An unusual experiment to prevent nursing home staff members and residents from infection with the coronavirus has succeeded, drugmaker Eli Lilly announced Thursday.
A drug containing monoclonal antibodies — laboratory-grown virus-fighters — prevented symptomatic infections in residents who were exposed to the virus, even the frail older people who are most vulnerable, according to preliminary results of a study conducted in partnership with the National Institutes of Health.
The researchers found an 80% reduction in infections among residents who got the drug, compared with those who got a placebo, and a 60% reduction among the staff, results that were highly statistically powerful, Eli Lilly said.
The data have not yet been peer-reviewed or published. The company expects to present the findings at a future medical meeting and to publish them in a peer-reviewed journal, but did not say when.
The study included 965 participants at nursing homes: 666 staff members and 299 residents. (The company had hoped more residents would participate, but it proved difficult to enroll them; many had dementia, and others were leery of getting an intravenous drug.)
There were four deaths from COVID-19 among study participants. All were among nursing home residents who got a placebo, not the drug.
The drug, bamlanivimab, already has an emergency use authorization from the Food and Drug Administration that allows Eli Lilly to provide it to symptomatic patients early in the course of their infection.

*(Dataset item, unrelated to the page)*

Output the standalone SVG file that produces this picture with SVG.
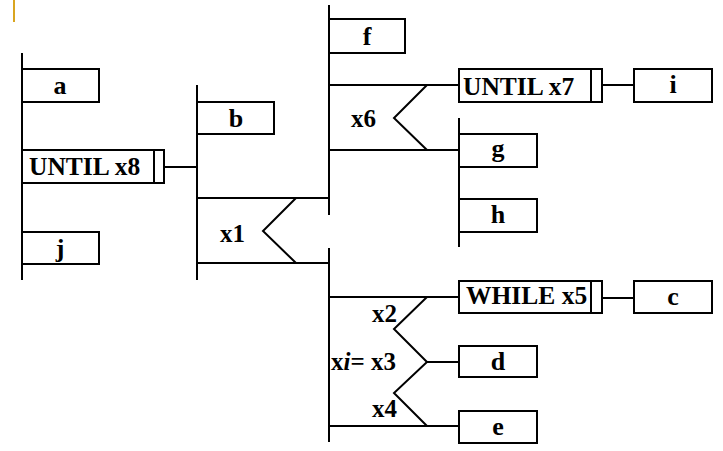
<svg xmlns="http://www.w3.org/2000/svg" width="723" height="451" viewBox="0 0 723 451">
<style>
.box{fill:#fff;stroke:#000;stroke-width:2}
.ln{fill:none;stroke:#000;stroke-width:2}
.t{font-family:"Liberation Serif","Times New Roman",serif;font-weight:bold;font-size:25px;fill:#000}
.c{text-anchor:middle;font-size:26px}
.k{font-size:25.5px}
</style>
<rect width="723" height="451" fill="#fff"/>
<line x1="14" y1="0" x2="14" y2="22" stroke="#d9a520" stroke-width="2"/>
<g id="connectors" class="ln">
<line x1="22" y1="53" x2="22" y2="280"/>
<line x1="164" y1="167" x2="197" y2="167"/>
<line x1="197" y1="85" x2="197" y2="280"/>
<line x1="197" y1="198" x2="329" y2="198"/>
<line x1="197" y1="263" x2="329" y2="263"/>
<polyline points="296,198 263,231 296,263"/>
<line x1="329" y1="5" x2="329" y2="215"/>
<line x1="329" y1="248" x2="329" y2="442"/>
<line x1="329" y1="85" x2="459" y2="85"/>
<line x1="329" y1="150" x2="459" y2="150"/>
<polyline points="427,85 394,118 427,150"/>
<line x1="602" y1="85" x2="634" y2="85"/>
<line x1="459" y1="118" x2="459" y2="247"/>
<line x1="329" y1="297" x2="459" y2="297"/>
<line x1="329" y1="426" x2="459" y2="426"/>
<polyline points="427,297 394,329 427,362 394,393 427,426"/>
<line x1="427" y1="362" x2="459" y2="362"/>
<line x1="602" y1="298" x2="634" y2="298"/>
</g>
<g id="node-a"><rect class="box" x="22" y="69" width="77" height="33"/><text class="t c" x="60" y="94">a</text></g>
<g id="node-until-x8"><rect class="box" x="22" y="150" width="142" height="33"/><line class="ln" x1="154" y1="150" x2="154" y2="183"/><text class="t k" x="29" y="175">UNTIL x8</text></g>
<g id="node-j"><rect class="box" x="22" y="232" width="77" height="32"/><text class="t c" x="60" y="257">j</text></g>
<g id="node-b"><rect class="box" x="197" y="102" width="77" height="32"/><text class="t c" x="236" y="127">b</text></g>
<g id="label-x1"><text class="t" x="220" y="242">x1</text></g>
<g id="node-f"><rect class="box" x="329" y="19" width="76" height="34"/><text class="t c" x="367" y="45">f</text></g>
<g id="label-x6"><text class="t" x="351" y="127">x6</text></g>
<g id="node-until-x7"><rect class="box" x="459" y="69" width="143" height="33"/><line class="ln" x1="591" y1="69" x2="591" y2="102"/><text class="t k" x="463" y="95">UNTIL x7</text></g>
<g id="node-i"><rect class="box" x="634" y="69" width="78" height="33"/><text class="t c" x="673" y="93">i</text></g>
<g id="node-g"><rect class="box" x="459" y="134" width="78" height="33"/><text class="t c" x="498" y="157">g</text></g>
<g id="node-h"><rect class="box" x="459" y="199" width="78" height="33"/><text class="t c" x="498" y="223">h</text></g>
<g id="node-while-x5"><rect class="box" x="459" y="281" width="143" height="32"/><line class="ln" x1="591" y1="281" x2="591" y2="313"/><text class="t k" x="466" y="304">WHILE x5</text></g>
<g id="node-c"><rect class="box" x="634" y="281" width="78" height="32"/><text class="t c" x="673" y="305">c</text></g>
<g id="label-x2"><text class="t" x="372" y="322">x2</text></g>
<g id="label-xi-x3"><text class="t" x="331" y="370">x<tspan font-style="italic">i</tspan>= x3</text></g>
<g id="label-x4"><text class="t" x="372" y="417">x4</text></g>
<g id="node-d"><rect class="box" x="459" y="346" width="78" height="31"/><text class="t c" x="498" y="370">d</text></g>
<g id="node-e"><rect class="box" x="459" y="411" width="78" height="32"/><text class="t c" x="498" y="435">e</text></g>
</svg>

But this study asked if the drug could stop infections before they started. It was an unusual experiment: In trucks equipped with mobile labs, medical staff sped to nursing homes the moment a single infection was detected there. As soon as the workers arrived, they set up temporary infusion centers to administer the drug.
The research ended this weekend with an emergency meeting of the data safety and monitoring board, an independent group monitoring the incoming results. The data were strong and convincing enough to call a halt to the placebos.
“My jaw dropped when I saw the table of outcomes,” said Dr. Myron Cohen, a professor of medicine at the University of North Carolina at Chapel Hill and a principal investigator who helped design and implement the study.
Although the study has ended, Dr. Daniel Skovronsky, Eli Lilly’s chief scientific officer, said the company would continue to rush to nursing homes in its study network when an outbreak is detected. “Everyone will get the drug,” he said.
Experts who were not part of the study were enthusiastic but emphasized that they had not yet seen complete data. “I see only positives here,” said Dr. Ofer Levy, director of the precision vaccine program at Boston Children’s Hospital. “This is a win.”
Dr. Kathleen Neuzil, director of the Center for Vaccine Development and Global Health at the University of Maryland, also was encouraged.
“The mortality effect is remarkable,” she said, adding that the drug should be used more widely to prevent and treat COVID-19, “particularly in populations such as nursing home residents, who have high mortality and may have suboptimal responses to vaccines.”
Vaccines, of course, also protect people from infection with the virus, and nursing home staff and residents were among the first group prioritized for the shots. But supplies are inadequate, and many nursing home workers, afraid of the vaccines, have declined to get them.
And following vaccination, it can take six weeks for the body to produce enough antibodies for maximum protection, said Dr. Srilatha Edupuganti, a vaccine researcher at Emory University in Atlanta and a study investigator.
The monoclonal antibody treatment, she said, can give nearly equivalent protection immediately, although it will not last as long as the protection offered by a vaccine.
Eli Lilly plans to approach the FDA about an emergency use authorization for use of the drug to prevent infections in frail older populations, especially those in nursing homes or long-term care facilities, Skovronsky said.